═══ Data block
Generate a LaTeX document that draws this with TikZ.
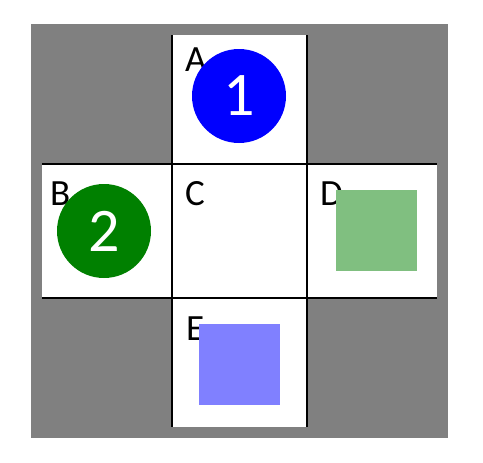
\documentclass[tikz,border=0pt]{standalone}
\usepackage{fontspec}
\setmainfont{Carlito}
\begin{document}
\begin{tikzpicture}[x=1pt, y=-1pt]
		\useasboundingbox (0, 0) rectangle (483, 463);

		\coordinate (tl) at (31, 24);
		\coordinate (br) at (448, 438);

		\fill[gray] (tl) rectangle (br);
		\fill[white] (172, 35) rectangle (307, 164);
		\fill[white] (42, 164) rectangle (437, 298);
		\fill[white] (172, 298) rectangle (307, 427);

		\draw[line width=1.5pt] (42, 164) -- (437, 164);
		\draw[line width=1.5pt] (42, 298) -- (437, 298);
		\draw[line width=1.5pt] (172, 35) -- (172, 427);
		\draw[line width=1.5pt] (307, 35) -- (307, 427);

		\node[anchor=base west, inner sep=0, font=\fontsize{37}{37}\selectfont] (a) at (185, 71) {A};
		\node[anchor=base west, inner sep=0, font=\fontsize{37}{37}\selectfont] (b) at (50, 205) {B};
		\node[anchor=base west, inner sep=0, font=\fontsize{37}{37}\selectfont] (c) at (185, 205) {C};
		\node[anchor=base west, inner sep=0, font=\fontsize{37}{37}\selectfont] (d) at (320, 205) {D};
		\node[anchor=base west, inner sep=0, font=\fontsize{37}{37}\selectfont] (e) at (186, 340) {E};

		\node[circle, fill=blue, text=white, minimum size=94, inner sep=0, font=\fontsize{62}{62}\selectfont] (one) at (239, 96) {1};
		\node[circle, fill=green!50!black, text=white, minimum size=94, inner sep=0, font=\fontsize{62}{62}\selectfont] (two) at (104, 231) {2};

		\fill[green!50!black!50] (336, 190) rectangle (417, 271);
		\fill[blue!50] (199, 324) rectangle (280, 405);
	\end{tikzpicture}
\end{document}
══════
▸ Instructions for the task: Print the complete listing exactly, apart from any pictures.

▸ Reply to the task:
Generate a LaTeX document that draws this with TikZ.
\documentclass[tikz,border=0pt]{standalone}
\usepackage{fontspec}
\setmainfont{Carlito}
\begin{document}
\begin{tikzpicture}[x=1pt, y=-1pt]
		\useasboundingbox (0, 0) rectangle (483, 463);

		\coordinate (tl) at (31, 24);
		\coordinate (br) at (448, 438);

		\fill[gray] (tl) rectangle (br);
		\fill[white] (172, 35) rectangle (307, 164);
		\fill[white] (42, 164) rectangle (437, 298);
		\fill[white] (172, 298) rectangle (307, 427);

		\draw[line width=1.5pt] (42, 164) -- (437, 164);
		\draw[line width=1.5pt] (42, 298) -- (437, 298);
		\draw[line width=1.5pt] (172, 35) -- (172, 427);
		\draw[line width=1.5pt] (307, 35) -- (307, 427);

		\node[anchor=base west, inner sep=0, font=\fontsize{37}{37}\selectfont] (a) at (185, 71) {A};
		\node[anchor=base west, inner sep=0, font=\fontsize{37}{37}\selectfont] (b) at (50, 205) {B};
		\node[anchor=base west, inner sep=0, font=\fontsize{37}{37}\selectfont] (c) at (185, 205) {C};
		\node[anchor=base west, inner sep=0, font=\fontsize{37}{37}\selectfont] (d) at (320, 205) {D};
		\node[anchor=base west, inner sep=0, font=\fontsize{37}{37}\selectfont] (e) at (186, 340) {E};

		\node[circle, fill=blue, text=white, minimum size=94, inner sep=0, font=\fontsize{62}{62}\selectfont] (one) at (239, 96) {1};
		\node[circle, fill=green!50!black, text=white, minimum size=94, inner sep=0, font=\fontsize{62}{62}\selectfont] (two) at (104, 231) {2};

		\fill[green!50!black!50] (336, 190) rectangle (417, 271);
		\fill[blue!50] (199, 324) rectangle (280, 405);
	\end{tikzpicture}
\end{document}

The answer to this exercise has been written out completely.